# Widening a pond



## rj'sbarn (Jul 30, 2008)

I have a dry, cracked, dead pond on the back 40 that i would like to dig out and stock fish in. It is a fairly slow taper to the bottom and reasonably wide so I dont think I need a dozer or wheel grader to tackle it. What I am wondering is if a 30 hp tractor and a box blade will be enough to scrape out the bottom and smooth it to hold water. Figured I'd ask for some seasoned experience before I spent 2 weeks digging, scraping and breathing diesel fumes. Whadya think?


----------



## MFreund (May 2, 2008)

It would be a big job but I think it could be done. Why was it empty, did the dam break or did it loose the water another way.

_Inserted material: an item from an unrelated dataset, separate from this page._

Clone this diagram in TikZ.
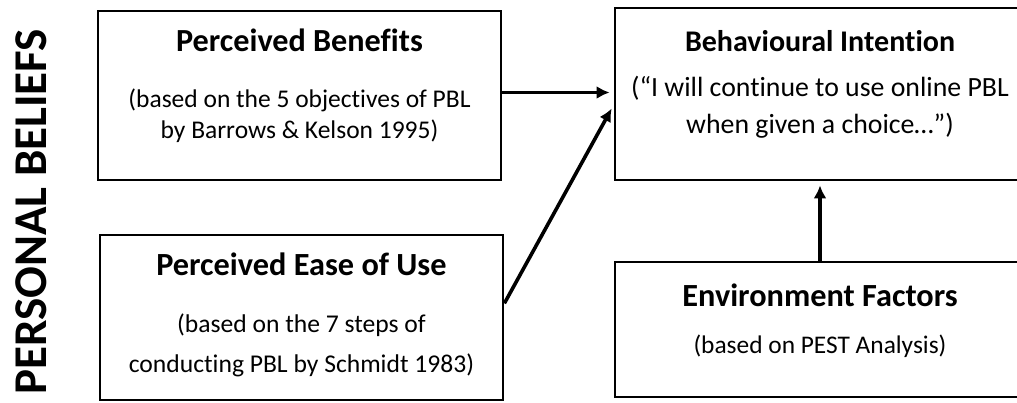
\documentclass[tikz,border=0pt]{standalone}
\usepackage{fontspec}
\setmainfont{Carlito}[Ligatures={CommonOff,ContextualOff}]
\usetikzlibrary{arrows.meta}

\tikzset{
  factor/.style={draw, line width=2.8pt, align=center, inner sep=0pt},
  link/.style={line width=3.6pt, -{Latex[length=13pt,width=13pt]}, shorten >=4pt},
}
\newcommand{\headline}[2]{{\fontsize{#1}{#1}\selectfont\bfseries #2}}

\begin{document}
\begin{tikzpicture}[x=1pt,y=-1pt]
    \useasboundingbox (0,0) rectangle (1017,402);
    \clip (0,0) rectangle (1017,402);

    % personal beliefs
    \node[rotate=90, font=\fontsize{47}{47}\selectfont\bfseries] (beliefs) at (31,212) {PERSONAL BELIEFS};

    \node[factor, minimum width=403pt, minimum height=169pt, text depth=24pt, font=\fontsize{25.5}{31}\selectfont] (benefit) at (299.5,95.5)
        {\headline{32.2}{Perceived Benefits}\\[25pt]
         (based on the 5 objectives of PBL\\ by Barrows \& Kelson 1995)};
    \node[factor, minimum width=403pt, minimum height=165pt, text depth=9pt, font=\fontsize{25.6}{40}\selectfont] (ease) at (301.5,317.5)
        {\headline{32.3}{Perceived Ease of Use}\\[17pt]
         (based on the 7 steps of\\ conducting PBL by Schmidt 1983)};

    % intention and environment
    \node[factor, minimum width=410pt, minimum height=172pt, text depth=24pt, font=\fontsize{27.8}{37}\selectfont] (intent) at (820,94)
        {\headline{30}{Behavioural Intention}\\[8pt]
         (“I will continue to use online PBL\\ when given a choice…”)};
    \node[factor, minimum width=410pt, minimum height=135pt, text depth=22pt, font=\fontsize{25.4}{38}\selectfont] (environ) at (820,329.5)
        {\headline{32.3}{Environment Factors}\\[9pt]
         (based on PEST Analysis)};

    \draw[link] ([yshift=3pt]benefit.east) -- ([yshift=3pt]benefit.east -| intent.west);
    \draw[link] (ease.4) -- ([yshift=-11pt]intent.west);
    \draw[link] (environ.north) -- (intent.south);

\end{tikzpicture}
\end{document}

On the bright side diesel is cheaper now!! If you have the time I would give it a go before I paid someone.


----------



## rj'sbarn (Jul 30, 2008)

It dried out because of a 2 year drought and the bottom cracked up. Now it wont hold water. The dam is in good shape except for a few cracks on the low side. Its about a 2 acre pond and I would rather burn my own diesel if I have a chance of scraping it with a tractor. I'd hate to hire a dozer to do it for me if I have enough machine to do it.


----------



## kau (Sep 15, 2003)

What did you end up doing with it?


----------



## ben2go (May 28, 2008)

I am wondering also.Around here people use a certain type of soil,clay I believe,to line the bottom, and help slow the water from seeping into the surrounding soil.


----------



## bisignano (Aug 24, 2009)

*Bottom type*

Clay is really the only way to cap the bottom of the pond. Some ponds keep the water by many years of silt that builds up to form an almost clay like consistency. If you scrape the bottom, try to save some of it to put back or it will only have water in it if the water table is high enough to keep water in it.


----------



## rj'sbarn (Jul 30, 2008)

I got her scraped. working on her nights and weekends as time and the wife allowed. Here I am a year later wishing I would have hired a guy with a dozer and some experience in doing this kind of thing. I bet I spent 100 machine hours or better digging and hauling 1 1/3 yard bucket load at a time. I bet a guy on a D5 could have had it done in 10 hours, maybe 15. Some lessons are hard learned for hard headed folks like me..........


----------